Print exactly the lines from the first one down to the line containing "(gen2) at (754.5,329.5)", both ends included, with no pictures and nothing else.

**GIVEN DATA:**
+ + + + + + +
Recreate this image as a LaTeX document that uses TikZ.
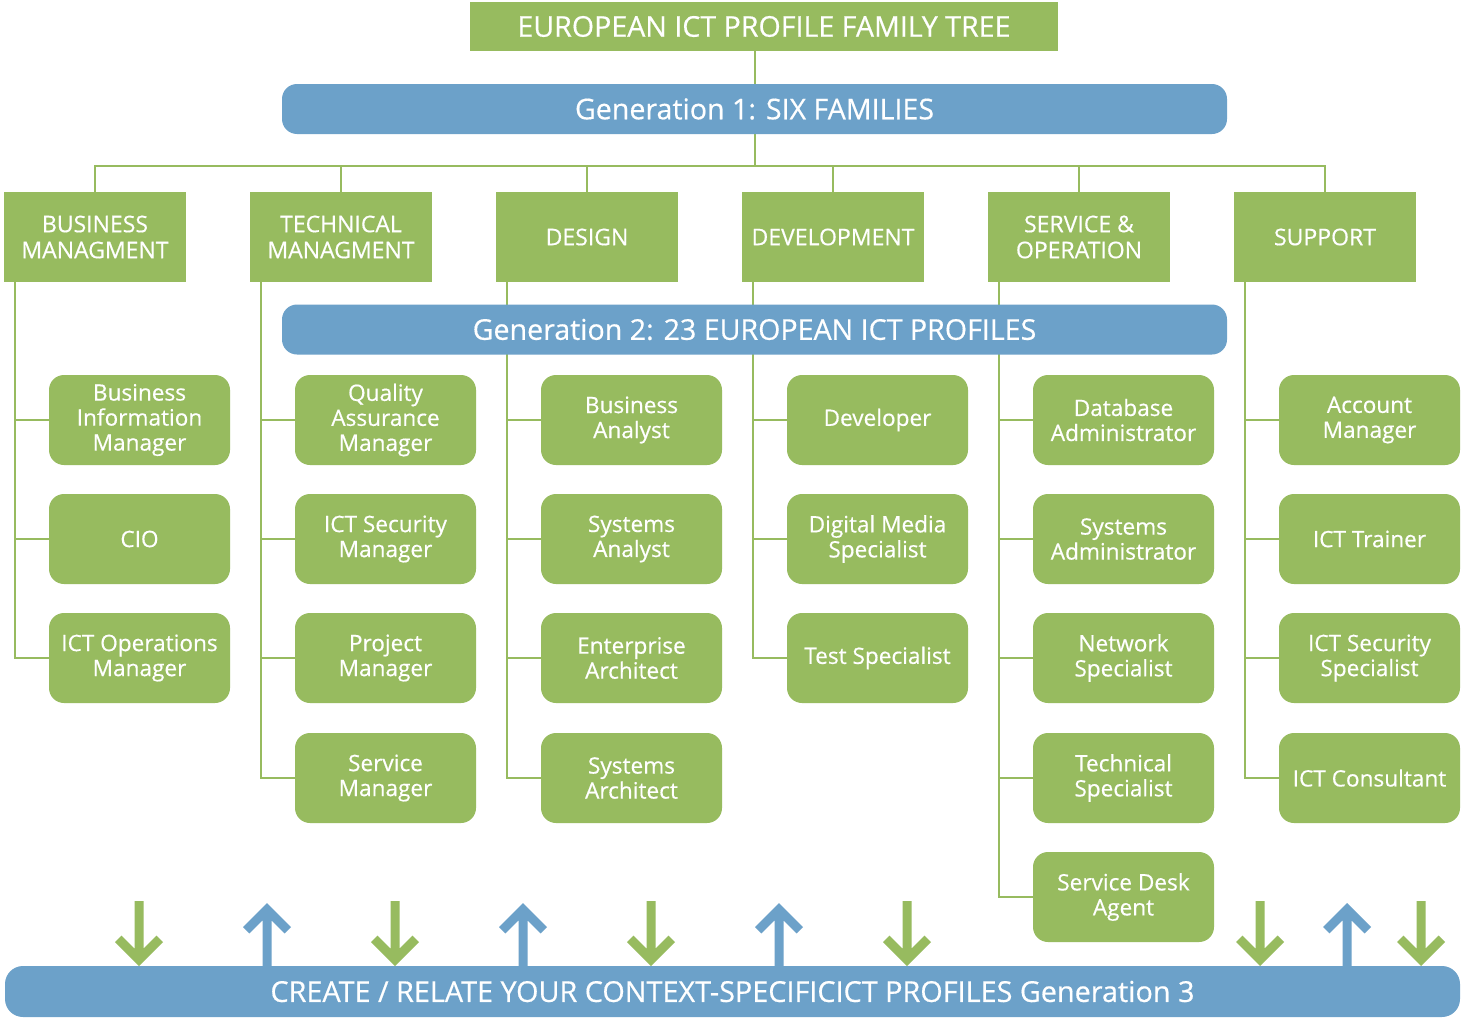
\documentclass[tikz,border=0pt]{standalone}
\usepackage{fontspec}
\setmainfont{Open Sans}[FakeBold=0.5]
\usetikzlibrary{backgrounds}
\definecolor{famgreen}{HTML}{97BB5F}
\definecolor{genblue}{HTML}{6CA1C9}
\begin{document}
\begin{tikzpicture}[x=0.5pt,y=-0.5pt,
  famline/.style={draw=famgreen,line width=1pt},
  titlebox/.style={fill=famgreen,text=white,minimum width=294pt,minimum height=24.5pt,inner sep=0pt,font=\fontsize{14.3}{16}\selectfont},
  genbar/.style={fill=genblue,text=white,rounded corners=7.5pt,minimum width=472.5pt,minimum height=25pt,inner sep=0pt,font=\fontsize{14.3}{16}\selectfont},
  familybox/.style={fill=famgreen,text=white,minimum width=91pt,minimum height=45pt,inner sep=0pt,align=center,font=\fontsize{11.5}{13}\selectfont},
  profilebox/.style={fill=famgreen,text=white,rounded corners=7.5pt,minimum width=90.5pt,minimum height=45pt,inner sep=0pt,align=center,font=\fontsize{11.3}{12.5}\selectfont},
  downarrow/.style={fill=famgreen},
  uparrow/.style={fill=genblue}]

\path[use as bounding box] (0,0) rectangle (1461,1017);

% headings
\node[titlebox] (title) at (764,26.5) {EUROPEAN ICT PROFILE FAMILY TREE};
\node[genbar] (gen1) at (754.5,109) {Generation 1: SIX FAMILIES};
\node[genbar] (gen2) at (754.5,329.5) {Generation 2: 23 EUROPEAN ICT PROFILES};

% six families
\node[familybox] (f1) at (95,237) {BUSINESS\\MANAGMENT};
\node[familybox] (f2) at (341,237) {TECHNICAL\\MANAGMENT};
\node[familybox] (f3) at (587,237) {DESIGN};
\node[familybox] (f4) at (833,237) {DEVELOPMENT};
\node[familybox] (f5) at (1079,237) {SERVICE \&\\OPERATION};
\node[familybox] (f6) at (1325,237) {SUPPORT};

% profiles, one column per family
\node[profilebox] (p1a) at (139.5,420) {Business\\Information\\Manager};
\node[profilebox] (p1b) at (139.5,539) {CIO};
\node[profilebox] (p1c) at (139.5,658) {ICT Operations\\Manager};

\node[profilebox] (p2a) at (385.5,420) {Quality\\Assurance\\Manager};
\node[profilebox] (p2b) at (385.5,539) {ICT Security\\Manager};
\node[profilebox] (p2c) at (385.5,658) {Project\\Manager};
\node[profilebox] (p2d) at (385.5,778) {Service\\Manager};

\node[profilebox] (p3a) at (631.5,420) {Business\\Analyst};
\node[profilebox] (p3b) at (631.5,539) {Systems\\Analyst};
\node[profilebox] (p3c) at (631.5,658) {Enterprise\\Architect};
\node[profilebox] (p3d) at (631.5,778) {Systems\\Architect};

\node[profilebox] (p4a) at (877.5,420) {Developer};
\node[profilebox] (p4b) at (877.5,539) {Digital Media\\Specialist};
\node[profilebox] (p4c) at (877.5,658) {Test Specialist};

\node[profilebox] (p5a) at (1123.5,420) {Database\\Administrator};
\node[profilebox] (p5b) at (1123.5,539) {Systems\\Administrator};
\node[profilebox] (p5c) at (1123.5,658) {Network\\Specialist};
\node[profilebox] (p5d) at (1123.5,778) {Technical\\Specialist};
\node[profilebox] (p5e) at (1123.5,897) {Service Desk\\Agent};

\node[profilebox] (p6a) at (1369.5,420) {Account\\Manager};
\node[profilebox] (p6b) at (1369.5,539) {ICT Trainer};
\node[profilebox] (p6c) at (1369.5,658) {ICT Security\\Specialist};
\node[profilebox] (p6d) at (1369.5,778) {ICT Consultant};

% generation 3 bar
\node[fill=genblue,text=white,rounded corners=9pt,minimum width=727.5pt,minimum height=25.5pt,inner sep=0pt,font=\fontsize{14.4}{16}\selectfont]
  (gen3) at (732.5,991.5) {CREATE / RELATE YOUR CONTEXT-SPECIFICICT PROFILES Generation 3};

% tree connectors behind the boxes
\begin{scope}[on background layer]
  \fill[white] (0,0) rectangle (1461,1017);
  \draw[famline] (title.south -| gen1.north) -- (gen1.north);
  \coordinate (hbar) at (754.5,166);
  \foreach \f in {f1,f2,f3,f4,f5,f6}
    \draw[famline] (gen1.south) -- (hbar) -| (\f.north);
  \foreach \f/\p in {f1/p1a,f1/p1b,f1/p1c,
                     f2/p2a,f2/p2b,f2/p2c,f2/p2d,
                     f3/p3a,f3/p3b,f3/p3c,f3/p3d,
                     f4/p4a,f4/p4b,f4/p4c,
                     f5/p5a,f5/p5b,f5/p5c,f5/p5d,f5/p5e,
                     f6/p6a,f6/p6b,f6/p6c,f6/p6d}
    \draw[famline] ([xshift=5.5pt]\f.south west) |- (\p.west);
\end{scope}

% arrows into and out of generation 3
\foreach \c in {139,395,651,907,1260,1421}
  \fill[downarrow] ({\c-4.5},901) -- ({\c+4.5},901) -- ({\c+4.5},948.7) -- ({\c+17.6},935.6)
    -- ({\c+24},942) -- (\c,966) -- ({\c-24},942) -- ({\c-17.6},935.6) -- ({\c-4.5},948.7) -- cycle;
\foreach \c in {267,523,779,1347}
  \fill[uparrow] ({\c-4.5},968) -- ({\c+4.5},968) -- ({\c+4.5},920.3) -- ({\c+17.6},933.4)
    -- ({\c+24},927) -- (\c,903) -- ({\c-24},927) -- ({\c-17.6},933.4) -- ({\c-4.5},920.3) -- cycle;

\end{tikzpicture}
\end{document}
+ + + + + + +
**RESPONSE:**
Recreate this image as a LaTeX document that uses TikZ.
\documentclass[tikz,border=0pt]{standalone}
\usepackage{fontspec}
\setmainfont{Open Sans}[FakeBold=0.5]
\usetikzlibrary{backgrounds}
\definecolor{famgreen}{HTML}{97BB5F}
\definecolor{genblue}{HTML}{6CA1C9}
\begin{document}
\begin{tikzpicture}[x=0.5pt,y=-0.5pt,
  famline/.style={draw=famgreen,line width=1pt},
  titlebox/.style={fill=famgreen,text=white,minimum width=294pt,minimum height=24.5pt,inner sep=0pt,font=\fontsize{14.3}{16}\selectfont},
  genbar/.style={fill=genblue,text=white,rounded corners=7.5pt,minimum width=472.5pt,minimum height=25pt,inner sep=0pt,font=\fontsize{14.3}{16}\selectfont},
  familybox/.style={fill=famgreen,text=white,minimum width=91pt,minimum height=45pt,inner sep=0pt,align=center,font=\fontsize{11.5}{13}\selectfont},
  profilebox/.style={fill=famgreen,text=white,rounded corners=7.5pt,minimum width=90.5pt,minimum height=45pt,inner sep=0pt,align=center,font=\fontsize{11.3}{12.5}\selectfont},
  downarrow/.style={fill=famgreen},
  uparrow/.style={fill=genblue}]

\path[use as bounding box] (0,0) rectangle (1461,1017);

% headings
\node[titlebox] (title) at (764,26.5) {EUROPEAN ICT PROFILE FAMILY TREE};
\node[genbar] (gen1) at (754.5,109) {Generation 1: SIX FAMILIES};
\node[genbar] (gen2) at (754.5,329.5) {Generation 2: 23 EUROPEAN ICT PROFILES};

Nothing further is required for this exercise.